(DATA PROVIDED)
#####

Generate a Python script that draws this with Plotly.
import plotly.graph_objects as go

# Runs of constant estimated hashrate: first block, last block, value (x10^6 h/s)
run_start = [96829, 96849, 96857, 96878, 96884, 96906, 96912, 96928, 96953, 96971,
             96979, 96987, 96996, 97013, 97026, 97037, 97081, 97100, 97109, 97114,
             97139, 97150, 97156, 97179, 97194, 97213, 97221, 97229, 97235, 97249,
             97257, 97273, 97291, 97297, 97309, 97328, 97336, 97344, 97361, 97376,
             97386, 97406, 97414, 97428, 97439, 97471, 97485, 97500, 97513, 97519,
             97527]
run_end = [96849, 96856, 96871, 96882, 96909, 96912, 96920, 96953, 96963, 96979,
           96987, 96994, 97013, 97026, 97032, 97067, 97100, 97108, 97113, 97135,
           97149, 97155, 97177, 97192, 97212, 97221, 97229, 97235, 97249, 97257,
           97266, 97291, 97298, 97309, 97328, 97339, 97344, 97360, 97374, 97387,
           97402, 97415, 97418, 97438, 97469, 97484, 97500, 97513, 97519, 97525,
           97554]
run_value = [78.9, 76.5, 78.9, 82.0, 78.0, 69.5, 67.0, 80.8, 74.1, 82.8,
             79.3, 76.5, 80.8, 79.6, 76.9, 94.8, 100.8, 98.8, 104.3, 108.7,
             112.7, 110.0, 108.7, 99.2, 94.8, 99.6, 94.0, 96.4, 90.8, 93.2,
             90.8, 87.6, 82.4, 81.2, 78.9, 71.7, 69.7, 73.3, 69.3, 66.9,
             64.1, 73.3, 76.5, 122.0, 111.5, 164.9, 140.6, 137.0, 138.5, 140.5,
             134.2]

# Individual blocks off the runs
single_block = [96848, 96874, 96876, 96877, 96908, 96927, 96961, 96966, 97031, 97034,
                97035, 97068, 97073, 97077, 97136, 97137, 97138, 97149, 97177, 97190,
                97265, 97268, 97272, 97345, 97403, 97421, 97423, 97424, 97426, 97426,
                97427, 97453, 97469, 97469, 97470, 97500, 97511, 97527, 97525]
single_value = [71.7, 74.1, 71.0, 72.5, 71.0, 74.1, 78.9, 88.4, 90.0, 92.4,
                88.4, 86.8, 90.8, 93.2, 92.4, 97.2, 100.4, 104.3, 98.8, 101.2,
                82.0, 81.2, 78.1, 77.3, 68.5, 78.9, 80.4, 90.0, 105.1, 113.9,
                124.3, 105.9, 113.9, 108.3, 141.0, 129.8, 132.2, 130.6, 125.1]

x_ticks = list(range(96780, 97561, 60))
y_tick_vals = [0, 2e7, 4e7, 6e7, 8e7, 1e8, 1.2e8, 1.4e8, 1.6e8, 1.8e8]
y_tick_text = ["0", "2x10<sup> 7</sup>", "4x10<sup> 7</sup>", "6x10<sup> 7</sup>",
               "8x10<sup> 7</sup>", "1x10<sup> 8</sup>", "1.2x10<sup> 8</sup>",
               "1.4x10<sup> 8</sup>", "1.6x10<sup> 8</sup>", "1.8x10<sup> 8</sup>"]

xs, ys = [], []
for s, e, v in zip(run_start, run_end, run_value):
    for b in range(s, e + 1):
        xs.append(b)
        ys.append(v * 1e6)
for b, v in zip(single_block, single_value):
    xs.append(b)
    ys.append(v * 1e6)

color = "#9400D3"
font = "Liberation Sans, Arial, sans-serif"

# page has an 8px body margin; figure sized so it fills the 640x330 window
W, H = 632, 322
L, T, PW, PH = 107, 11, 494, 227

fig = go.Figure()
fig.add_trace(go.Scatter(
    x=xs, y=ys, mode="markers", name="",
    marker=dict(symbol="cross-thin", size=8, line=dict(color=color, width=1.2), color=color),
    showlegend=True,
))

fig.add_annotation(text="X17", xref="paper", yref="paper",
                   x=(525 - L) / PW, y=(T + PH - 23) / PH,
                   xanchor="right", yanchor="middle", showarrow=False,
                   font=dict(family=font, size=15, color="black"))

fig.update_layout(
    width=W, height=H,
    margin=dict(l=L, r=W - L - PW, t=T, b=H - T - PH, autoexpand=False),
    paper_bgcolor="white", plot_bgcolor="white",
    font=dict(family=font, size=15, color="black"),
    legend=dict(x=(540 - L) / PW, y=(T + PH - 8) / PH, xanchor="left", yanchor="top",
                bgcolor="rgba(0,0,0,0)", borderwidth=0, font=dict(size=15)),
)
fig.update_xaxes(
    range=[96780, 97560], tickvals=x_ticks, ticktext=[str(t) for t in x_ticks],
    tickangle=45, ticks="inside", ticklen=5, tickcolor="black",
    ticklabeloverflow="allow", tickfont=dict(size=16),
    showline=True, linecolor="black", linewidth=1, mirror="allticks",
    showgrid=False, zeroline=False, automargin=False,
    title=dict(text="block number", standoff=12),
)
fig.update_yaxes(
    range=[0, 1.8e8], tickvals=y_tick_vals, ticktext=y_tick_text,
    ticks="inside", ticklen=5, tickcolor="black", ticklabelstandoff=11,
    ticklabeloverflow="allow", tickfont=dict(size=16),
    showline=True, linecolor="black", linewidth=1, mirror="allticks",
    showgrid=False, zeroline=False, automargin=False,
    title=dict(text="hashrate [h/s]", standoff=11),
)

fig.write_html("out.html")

#####

(WHAT THE EXERCISE ASKS) Print, please, the lines from the first line of the material through the line that contains "124.3, 105.9, 113.9, 108.3, 141.0, 129.8, 132.2, 130.6, 125.1]", exactly as written and with nothing added.

(COMPLETE ANSWER)
Generate a Python script that draws this with Plotly.
import plotly.graph_objects as go

# Runs of constant estimated hashrate: first block, last block, value (x10^6 h/s)
run_start = [96829, 96849, 96857, 96878, 96884, 96906, 96912, 96928, 96953, 96971,
             96979, 96987, 96996, 97013, 97026, 97037, 97081, 97100, 97109, 97114,
             97139, 97150, 97156, 97179, 97194, 97213, 97221, 97229, 97235, 97249,
             97257, 97273, 97291, 97297, 97309, 97328, 97336, 97344, 97361, 97376,
             97386, 97406, 97414, 97428, 97439, 97471, 97485, 97500, 97513, 97519,
             97527]
run_end = [96849, 96856, 96871, 96882, 96909, 96912, 96920, 96953, 96963, 96979,
           96987, 96994, 97013, 97026, 97032, 97067, 97100, 97108, 97113, 97135,
           97149, 97155, 97177, 97192, 97212, 97221, 97229, 97235, 97249, 97257,
           97266, 97291, 97298, 97309, 97328, 97339, 97344, 97360, 97374, 97387,
           97402, 97415, 97418, 97438, 97469, 97484, 97500, 97513, 97519, 97525,
           97554]
run_value = [78.9, 76.5, 78.9, 82.0, 78.0, 69.5, 67.0, 80.8, 74.1, 82.8,
             79.3, 76.5, 80.8, 79.6, 76.9, 94.8, 100.8, 98.8, 104.3, 108.7,
             112.7, 110.0, 108.7, 99.2, 94.8, 99.6, 94.0, 96.4, 90.8, 93.2,
             90.8, 87.6, 82.4, 81.2, 78.9, 71.7, 69.7, 73.3, 69.3, 66.9,
             64.1, 73.3, 76.5, 122.0, 111.5, 164.9, 140.6, 137.0, 138.5, 140.5,
             134.2]

# Individual blocks off the runs
single_block = [96848, 96874, 96876, 96877, 96908, 96927, 96961, 96966, 97031, 97034,
                97035, 97068, 97073, 97077, 97136, 97137, 97138, 97149, 97177, 97190,
                97265, 97268, 97272, 97345, 97403, 97421, 97423, 97424, 97426, 97426,
                97427, 97453, 97469, 97469, 97470, 97500, 97511, 97527, 97525]
single_value = [71.7, 74.1, 71.0, 72.5, 71.0, 74.1, 78.9, 88.4, 90.0, 92.4,
                88.4, 86.8, 90.8, 93.2, 92.4, 97.2, 100.4, 104.3, 98.8, 101.2,
                82.0, 81.2, 78.1, 77.3, 68.5, 78.9, 80.4, 90.0, 105.1, 113.9,
                124.3, 105.9, 113.9, 108.3, 141.0, 129.8, 132.2, 130.6, 125.1]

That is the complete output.